Privacy and cybersecurity experience – Joe counsels multinational, national and regional companies in all industries on the broad array of laws, regulations, best practices, and preventive safeguards. The following are examples of areas of focus in his practice:

  • Advising health care providers, business associates, and group health plan sponsors concerning HIPAA/HITECH compliance, including risk assessments, policies and procedures, incident response plan development, vendor assessment and management programs, and training.
  • Coached hundreds of companies through the investigation, remediation, notification, and overall response to data breaches of all kinds – PHI, PII, payment card, etc.
  • Helping organizations address questions about the application, implementation, and overall compliance with European Union’s General Data Protection Regulation (GDPR) and, in particular, its implications in the U.S., together with preparing for the California Consumer Privacy Act.
  • Working with organizations to develop and implement video, audio, and data-driven monitoring and surveillance programs. For instance, in the transportation and related industries, Joe has worked with numerous clients on fleet management programs involving the use of telematics, dash-cams, event data recorders (EDR), and related technologies.
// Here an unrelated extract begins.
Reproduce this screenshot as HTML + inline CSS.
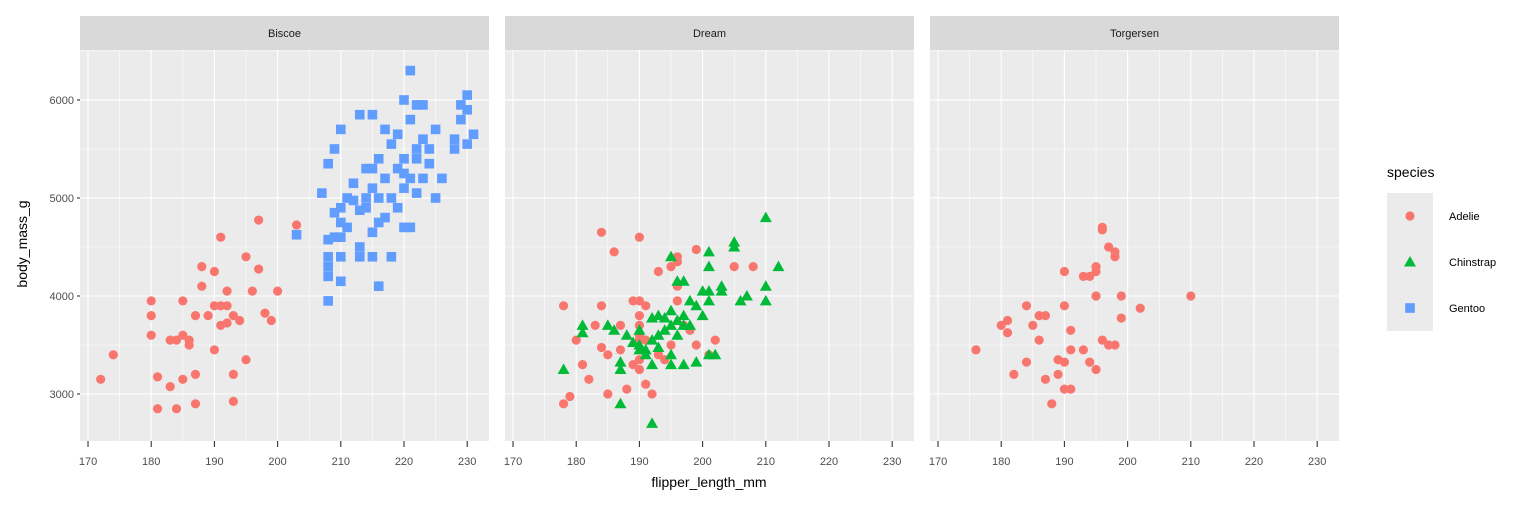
<!DOCTYPE html>
<html><head><meta charset="utf-8"><style>
html,body{margin:0;padding:0;background:#fff;}
svg{display:block;font-family:"Liberation Sans",sans-serif;}
</style></head><body>
<svg id="chart" width="1536" height="506"></svg>
<script>
const facets = ["Biscoe","Dream","Torgersen"];
const xTicks = [170,180,190,200,210,220,230];
const yTicks = [3000,4000,5000,6000];
const speciesNames = ["Adelie","Chinstrap","Gentoo"];
const biscoeAdelie = [[172,3150],[174,3400],[180,3950],[180,3800],[180,3600],[181,3175],[181,2850],[183,3075],[183,3550],[184,3550],[184,2850],[185,3950],[185,3150],[185,3600],[186,3550],[186,3500],[187,3800],[187,3200],[187,2900],[188,4300],[188,4100],[189,3800],[190,4250],[190,3900],[190,3450],[191,4600],[191,3900],[191,3700],[192,4050],[192,3725],[192,3900],[193,3800],[193,3200],[193,2925],[194,3750],[195,4400],[195,3350],[196,4050],[197,4775],[197,4275],[198,3825],[199,3750],[200,4050],[203,4725]];
const biscoeGentoo = [[203,4625],[207,5050],[208,5350],[208,4575],[208,4400],[208,4300],[208,4200],[208,3950],[209,5500],[209,4850],[209,4600],[210,5700],[210,4900],[210,4750],[210,4600],[210,4400],[210,4150],[211,5000],[211,4700],[212,5150],[212,4975],[213,5850],[213,4400],[213,4500],[213,4875],[214,4900],[214,5000],[214,5300],[215,5300],[215,5850],[215,5100],[215,4650],[215,4400],[216,5400],[216,5000],[216,4100],[216,4750],[217,5700],[217,5200],[217,4800],[218,5550],[218,4400],[218,5000],[219,5650],[219,4900],[219,5300],[220,6000],[220,5400],[220,5100],[220,5250],[220,4700],[221,6300],[221,5800],[221,5200],[221,4700],[222,5950],[222,5500],[222,5400],[222,5050],[223,5950],[223,5600],[223,5200],[224,5350],[224,5500],[225,5700],[225,5000],[226,5200],[228,5600],[228,5500],[229,5950],[229,5800],[230,6050],[230,5900],[230,5550],[231,5650]];
const dreamAdelie = [[178,3900],[178,2900],[179,2975],[180,3550],[181,3300],[182,3150],[183,3700],[184,4650],[184,3900],[184,3475],[185,3400],[185,3000],[186,4450],[187,3450],[187,3700],[188,3050],[189,3950],[189,3300],[190,4600],[190,3950],[190,3800],[190,3700],[190,3550],[190,3600],[190,3350],[190,3250],[191,3900],[191,3550],[191,3100],[192,3000],[193,4250],[193,3400],[194,3350],[195,4300],[195,3500],[196,4400],[196,4350],[196,4100],[196,3950],[197,3700],[198,3650],[199,3500],[201,3400],[202,3550],[208,4300],[205,4300],[199,4475]];
const dreamChinstrap = [[178,3250],[181,3700],[181,3625],[185,3700],[186,3650],[187,3325],[187,3250],[187,2900],[188,3600],[189,3525],[190,3650],[190,3500],[190,3450],[191,3450],[191,3400],[192,3775],[192,3550],[192,3300],[192,2700],[193,3800],[193,3600],[193,3475],[194,3775],[194,3650],[195,4400],[195,3850],[195,3700],[195,3400],[195,3300],[196,4150],[196,3600],[196,3750],[197,4150],[197,3800],[197,3700],[197,3300],[198,3950],[198,3700],[199,3900],[199,3325],[200,4050],[200,3800],[201,4450],[201,4300],[201,4050],[201,3950],[201,3400],[202,3400],[203,4100],[203,4050],[205,4550],[205,4500],[206,3950],[207,4000],[210,4800],[210,4100],[210,3950],[212,4300]];
const torgersenAdelie = [[176,3450],[180,3700],[181,3750],[181,3625],[182,3200],[184,3900],[184,3325],[185,3700],[186,3800],[186,3550],[187,3800],[187,3150],[188,2900],[189,3200],[190,4250],[190,3900],[190,3325],[190,3050],[191,3650],[191,3050],[191,3450],[193,4200],[193,3450],[194,4200],[194,3325],[195,4300],[195,4250],[195,4000],[195,3250],[196,4700],[196,3550],[196,4675],[197,4500],[197,3500],[198,4450],[198,4400],[198,3500],[199,4000],[199,3775],[202,3875],[210,4000],[189,3350]];

const NS="http://www.w3.org/2000/svg";
const svg=document.getElementById('chart');
function mk(tag,attrs,parent){const e=document.createElementNS(NS,tag);for(const k in attrs)e.setAttribute(k,attrs[k]);(parent||svg).appendChild(e);return e;}
const colors={Adelie:"#F8766D",Chinstrap:"#00BA38",Gentoo:"#619CFF"};
const panelLefts=[80,505,930], panelW=409, pTop=50, pBottom=441;
const xMin=168.73,xMax=233.45,yMin=2520.4,yMax=6510;
function xs(i,v){return panelLefts[i]+(v-xMin)/(xMax-xMin)*panelW;}
function ys(v){return pBottom-(v-yMin)/(yMax-yMin)*(pBottom-pTop);}
function drawMark(g,sp,cx,cy){
  let m;
  if(sp==="Adelie"){m=mk('circle',{cx:cx,cy:cy,r:4.6,fill:colors[sp]},g);}
  else if(sp==="Chinstrap"){m=mk('polygon',{points:`${cx},${cy-6} ${cx-6},${cy+4.5} ${cx+6},${cy+4.5}`,fill:colors[sp]},g);}
  else {m=mk('rect',{x:cx-4.8,y:cy-4.8,width:9.6,height:9.6,fill:colors[sp]},g);}
  return m;
}
const facetData=[[["Adelie",biscoeAdelie],["Gentoo",biscoeGentoo]],[["Adelie",dreamAdelie],["Chinstrap",dreamChinstrap]],[["Adelie",torgersenAdelie]]];
facets.forEach((f,i)=>{
  const g=mk('g',{});
  
  
  const L=panelLefts[i];
  const bg=mk('rect',{x:L,y:pTop,width:panelW,height:pBottom-pTop,fill:"#EBEBEB"},g);
  
  
  for(let v=175;v<=235;v+=10){const x=xs(i,v);if(x<L+panelW)mk('line',{x1:x,x2:x,y1:pTop,y2:pBottom,stroke:"#fff","stroke-width":0.55},g);}
  [2500,3500,4500,5500,6500].forEach(v=>{const y=ys(v);if(y>pTop&&y<pBottom)mk('line',{x1:L,x2:L+panelW,y1:y,y2:y,stroke:"#fff","stroke-width":0.55},g);});
  xTicks.forEach(v=>{const x=xs(i,v);mk('line',{x1:x,x2:x,y1:pTop,y2:pBottom,stroke:"#fff","stroke-width":1.1},g);
    mk('line',{x1:x,x2:x,y1:pBottom,y2:pBottom+6,stroke:"#333","stroke-width":1.1},g);
    const t=mk('text',{x:x,y:pBottom+24,"text-anchor":"middle","font-size":"11",fill:"#4D4D4D"},g);t.textContent=v;
    });
  yTicks.forEach(v=>{const y=ys(v);mk('line',{x1:L,x2:L+panelW,y1:y,y2:y,stroke:"#fff","stroke-width":1.1},g);});
  const st=mk('rect',{x:L,y:16,width:panelW,height:34,fill:"#D9D9D9"},g);
  
  const stt=mk('text',{x:L+panelW/2,y:37,"text-anchor":"middle","font-size":"11",fill:"#1A1A1A"},g);stt.textContent=f;
  
  facetData[i].forEach(([sp,arr])=>{arr.forEach(([xv,yv])=>{const m=drawMark(g,sp,xs(i,xv),ys(yv));
    
    });});
});
yTicks.forEach(v=>{const y=ys(v);mk('line',{x1:77,x2:80,y1:y,y2:y,stroke:"#333","stroke-width":1.1});
  const t=mk('text',{x:74,y:y+4,"text-anchor":"end","font-size":"11",fill:"#4D4D4D"});t.textContent=v;
  });
const yt=mk('text',{x:0,y:0,transform:"translate(27,244) rotate(-90)","text-anchor":"middle","font-size":"14",fill:"#000"});yt.textContent="body_mass_g";

const xt=mk('text',{x:709,y:487,"text-anchor":"middle","font-size":"14",fill:"#000"});xt.textContent="flipper_length_mm";

const lg=mk('g',{});

const ltt=mk('text',{x:1387,y:177,"font-size":"14",fill:"#000"},lg);ltt.textContent="species";

mk('rect',{x:1387,y:193,width:46,height:138,fill:"#EBEBEB"},lg);
speciesNames.forEach((sp,k)=>{const cy=216+k*46;
  const e=mk('g',{},lg);
  
  
  drawMark(e,sp,1410,cy);
  const t=mk('text',{x:1449,y:cy+4,"font-size":"11",fill:"#000"},e);t.textContent=sp;});
</script>
</body></html>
He also has advised many clients in the use of biometrics including with regard to consent, data security, and retention issues under BIPA and other laws.
  • Assisting clients with growing state data security mandates to safeguard personal information, including steering clients through detailed risk assessments and converting those assessments into practical “best practice” risk management solutions, including written information security programs (WISPs). Related work includes compliance advice concerning FTC Act, Regulation S-P, GLBA, and New York Reg. 500.
  • Advising clients about best practices for electronic communications, including in social media, as well as when communicating under a “bring your own device” (BYOD) or “company owned personally enabled device” (COPE) environment.
  • Conducting various levels of privacy and data security training for executives and employees
  • Supports organizations through mergers, acquisitions, and reorganizations with regard to the handling of employee and customer data, and the safeguarding of that data during the transaction.
  • Representing organizations in matters involving inquiries into privacy and data security compliance before federal and state agencies including the HHS Office of Civil Rights, Federal Trade Commission, and various state Attorneys General.
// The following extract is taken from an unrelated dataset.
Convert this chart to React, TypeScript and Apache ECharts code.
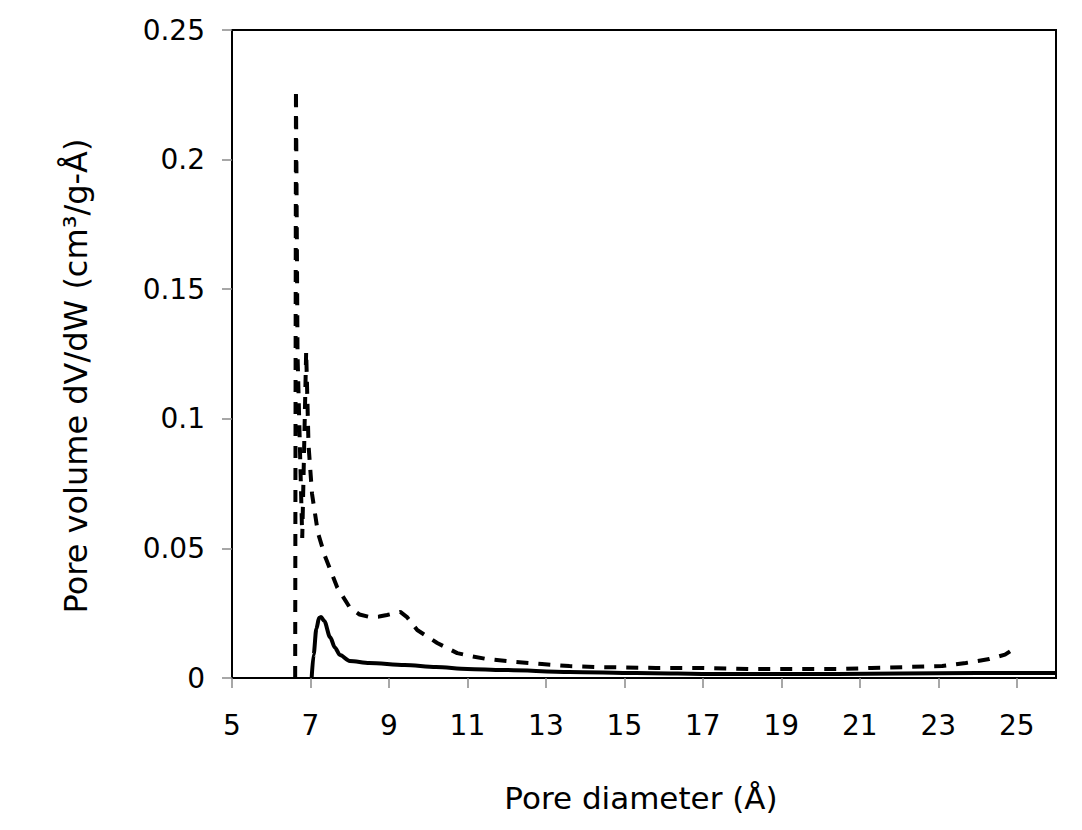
import React, { useEffect, useRef } from "react";
import * as echarts from "echarts";

const xTicks = [5, 7, 9, 11, 13, 15, 17, 19, 21, 23, 25];
const yTicks = [0, 0.05, 0.1, 0.15, 0.2, 0.25];
const yTickLabels = ["0", "0.05", "0.1", "0.15", "0.2", "0.25"];

// dashed series: pore diameter (Å) and dV/dW
const dashedX = [6.61, 6.63, 6.67, 6.79, 6.89, 6.95, 7.04, 7.19, 7.37, 7.5, 7.68, 8.01, 8.25, 8.52, 8.75, 8.95, 9.15, 9.29, 9.46, 9.72, 10.23, 10.74, 11.07, 11.5, 12.2, 12.9, 13.6, 14.4, 15.8, 16.9, 18.2, 19.6, 20.6, 21.3, 22.1, 23.1, 23.7, 24.3, 24.7, 25.0];
const dashedY = [0, 0.227, 0.125, 0.054, 0.126, 0.09, 0.071, 0.056, 0.047, 0.042, 0.035, 0.027, 0.0245, 0.0235, 0.0237, 0.0243, 0.025, 0.0255, 0.0235, 0.0185, 0.0135, 0.0096, 0.0085, 0.0073, 0.0062, 0.0054, 0.0046, 0.0042, 0.0039, 0.0039, 0.0035, 0.0035, 0.0035, 0.0039, 0.0042, 0.0046, 0.0058, 0.0073, 0.009, 0.012];

// solid series
const solidX = [7.03, 7.08, 7.15, 7.22, 7.27, 7.35, 7.5, 7.62, 7.75, 8.0, 8.5, 9.4, 10.2, 11.0, 11.9, 13.6, 15.3, 17.4, 20.4, 22.0, 24.0, 26.0];
const solidY = [0, 0.009, 0.019, 0.0232, 0.0235, 0.022, 0.0158, 0.0118, 0.0089, 0.0066, 0.0058, 0.005, 0.0042, 0.0035, 0.0031, 0.0023, 0.0019, 0.0015, 0.0015, 0.0017, 0.0019, 0.0019];

const FONT = "DejaVu Sans";

export default function App() {
  const ref = useRef<HTMLDivElement>(null);
  useEffect(() => {
    if (!ref.current) return;
    const chart = echarts.init(ref.current, null, { renderer: "svg" });
    chart.setOption({
      animation: false,
      backgroundColor: "#fff",
      grid: {
        left: 232,
        top: 30,
        right: 26,
        bottom: 152,
        show: true,
        borderColor: "#000",
        borderWidth: 2,
        backgroundColor: "transparent",
      },
      xAxis: {
        type: "value",
        min: 5,
        max: 26,
        interval: 2,
        axisLine: { show: true, lineStyle: { color: "#000", width: 2 } },
        axisTick: {
          show: true,
          inside: false,
          length: 10,
          customValues: xTicks,
          lineStyle: { color: "#8a8a8a", width: 1.5 },
        },
        axisLabel: {
          customValues: xTicks,
          margin: 33,
          fontFamily: FONT,
          fontSize: 28,
          color: "#000",
        },
        splitLine: { show: false },
      },
      yAxis: {
        type: "value",
        min: 0,
        max: 0.25,
        interval: 0.05,
        axisLine: { show: true, lineStyle: { color: "#000", width: 2 } },
        axisTick: {
          show: true,
          inside: false,
          length: 10,
          lineStyle: { color: "#8a8a8a", width: 1.5 },
        },
        axisLabel: {
          margin: 27,
          fontFamily: FONT,
          fontSize: 28,
          color: "#000",
          formatter: (v: number) => {
            const i = yTicks.findIndex((t) => Math.abs(t - v) < 1e-9);
            return i >= 0 ? yTickLabels[i] : "";
          },
        },
        splitLine: { show: false },
      },
      graphic: [
        {
          type: "text",
          x: 641,
          y: 798,
          style: {
            text: "Pore diameter (Å)",
            fontFamily: FONT,
            fontSize: 31,
            fill: "#000",
            align: "center",
            verticalAlign: "middle",
          },
        },
        {
          type: "text",
          x: 76,
          y: 376,
          rotation: Math.PI / 2,
          style: {
            text: "Pore volume dV/dW (cm³/g-Å)",
            fontFamily: FONT,
            fontSize: 32,
            fill: "#000",
            align: "center",
            verticalAlign: "middle",
          },
        },
      ],
      series: [
        {
          type: "line",
          name: "dashed",
          data: dashedX.map((x, i) => [x, dashedY[i]]),
          showSymbol: false,
          lineStyle: { color: "#000", width: 4, type: [12, 10] },
          z: 3,
        },
        {
          type: "line",
          name: "solid",
          data: solidX.map((x, i) => [x, solidY[i]]),
          showSymbol: false,
          smooth: 0.3,
          smoothMonotone: "x",
          lineStyle: { color: "#000", width: 4 },
          z: 4,
        },
      ],
    });
    return () => chart.dispose();
  }, []);
  return (
    <div
      ref={ref}
      style={{ position: "fixed", left: 0, top: 0, width: 1082, height: 830 }}
    />
  );
}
Benefits counseling experience – Joe’s work in the benefits counseling area covers many areas of employee benefits law. Below are some examples of that work:

  • As part of the Firm’s Health Care Reform Team, he advises employers and plan sponsors regarding the establishment, administration and operation of fully insured and self-funded health and welfare plans to comply with ERISA, IRC, ACA/PPACA, HIPAA, COBRA, ADA, GINA, and other related laws.
  • Guiding clients through the selection of plan service providers, along with negotiating service agreements with vendors to address plan compliance and operations, while leveraging data security experience to ensure plan data is safeguarded.
  • Counsels plan sponsors on day-to-day compliance and administrative issues affecting plans.
  • Assists in the design and drafting of benefit plan documents, including severance and fringe benefit plans.
  • Advises plan sponsors concerning employee benefit plan operation, administration and correcting errors in operation.
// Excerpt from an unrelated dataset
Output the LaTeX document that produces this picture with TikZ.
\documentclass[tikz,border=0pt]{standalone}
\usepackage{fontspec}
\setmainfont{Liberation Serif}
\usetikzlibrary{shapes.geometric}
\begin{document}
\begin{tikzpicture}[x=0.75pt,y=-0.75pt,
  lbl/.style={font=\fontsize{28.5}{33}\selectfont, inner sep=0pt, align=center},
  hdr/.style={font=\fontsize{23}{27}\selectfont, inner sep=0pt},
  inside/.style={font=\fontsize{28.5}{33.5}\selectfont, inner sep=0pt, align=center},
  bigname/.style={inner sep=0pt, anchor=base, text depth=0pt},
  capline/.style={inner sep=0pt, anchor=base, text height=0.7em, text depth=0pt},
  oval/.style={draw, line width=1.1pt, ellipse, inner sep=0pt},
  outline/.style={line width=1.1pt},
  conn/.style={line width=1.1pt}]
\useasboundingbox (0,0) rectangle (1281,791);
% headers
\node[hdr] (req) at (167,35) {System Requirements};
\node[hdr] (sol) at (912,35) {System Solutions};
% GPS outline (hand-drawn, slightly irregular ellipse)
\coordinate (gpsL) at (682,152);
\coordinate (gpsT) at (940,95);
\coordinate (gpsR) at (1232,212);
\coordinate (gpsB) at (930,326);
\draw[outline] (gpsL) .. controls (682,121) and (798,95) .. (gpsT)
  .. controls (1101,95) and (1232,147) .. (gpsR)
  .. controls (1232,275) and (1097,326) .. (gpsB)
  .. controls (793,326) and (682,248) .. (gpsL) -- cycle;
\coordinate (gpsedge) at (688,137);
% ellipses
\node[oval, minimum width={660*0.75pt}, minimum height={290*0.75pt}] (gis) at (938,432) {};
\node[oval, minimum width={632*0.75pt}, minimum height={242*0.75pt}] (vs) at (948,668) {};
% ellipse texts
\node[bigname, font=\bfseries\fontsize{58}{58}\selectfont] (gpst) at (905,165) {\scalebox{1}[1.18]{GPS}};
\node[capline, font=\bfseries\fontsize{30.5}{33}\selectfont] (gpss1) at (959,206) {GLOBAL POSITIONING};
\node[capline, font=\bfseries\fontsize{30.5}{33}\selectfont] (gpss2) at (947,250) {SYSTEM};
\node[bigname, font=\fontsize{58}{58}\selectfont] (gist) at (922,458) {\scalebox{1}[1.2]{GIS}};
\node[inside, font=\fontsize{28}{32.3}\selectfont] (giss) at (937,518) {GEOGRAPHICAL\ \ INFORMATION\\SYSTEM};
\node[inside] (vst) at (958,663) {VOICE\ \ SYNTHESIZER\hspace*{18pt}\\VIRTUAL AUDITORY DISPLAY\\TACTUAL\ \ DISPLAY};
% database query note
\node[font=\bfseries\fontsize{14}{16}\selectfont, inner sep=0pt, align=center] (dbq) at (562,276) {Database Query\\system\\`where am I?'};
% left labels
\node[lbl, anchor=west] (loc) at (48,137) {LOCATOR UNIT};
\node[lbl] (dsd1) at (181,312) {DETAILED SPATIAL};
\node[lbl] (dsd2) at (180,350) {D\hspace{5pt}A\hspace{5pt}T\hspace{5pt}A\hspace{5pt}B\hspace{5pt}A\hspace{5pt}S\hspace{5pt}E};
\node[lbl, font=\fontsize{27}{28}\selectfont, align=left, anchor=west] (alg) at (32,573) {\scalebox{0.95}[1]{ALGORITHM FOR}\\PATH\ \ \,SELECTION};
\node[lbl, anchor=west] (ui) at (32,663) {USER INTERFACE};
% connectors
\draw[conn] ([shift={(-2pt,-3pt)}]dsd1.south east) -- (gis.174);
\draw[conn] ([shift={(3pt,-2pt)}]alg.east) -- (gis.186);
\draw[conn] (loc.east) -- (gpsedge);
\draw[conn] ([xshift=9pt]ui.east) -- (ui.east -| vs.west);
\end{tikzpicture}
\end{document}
Joe speaks and writes regularly on current employee benefits and data privacy and cybersecurity topics and his work has been published in leading business and legal journals and media outlets, such as The Washington Post, Inside Counsel, Bloomberg, The National Law Journal, Financial Times, Business Insurance, HR Magazine and NPR, as well as the ABA Journal, The American Lawyer, Law360, Bender’s Labor and Employment Bulletin, the Australian Privacy Law Bulletin and the Privacy, and Data Security Law Journal.

Joe served as a judicial law clerk for the Honorable Laura Denvir Stith on the Missouri Court of Appeals.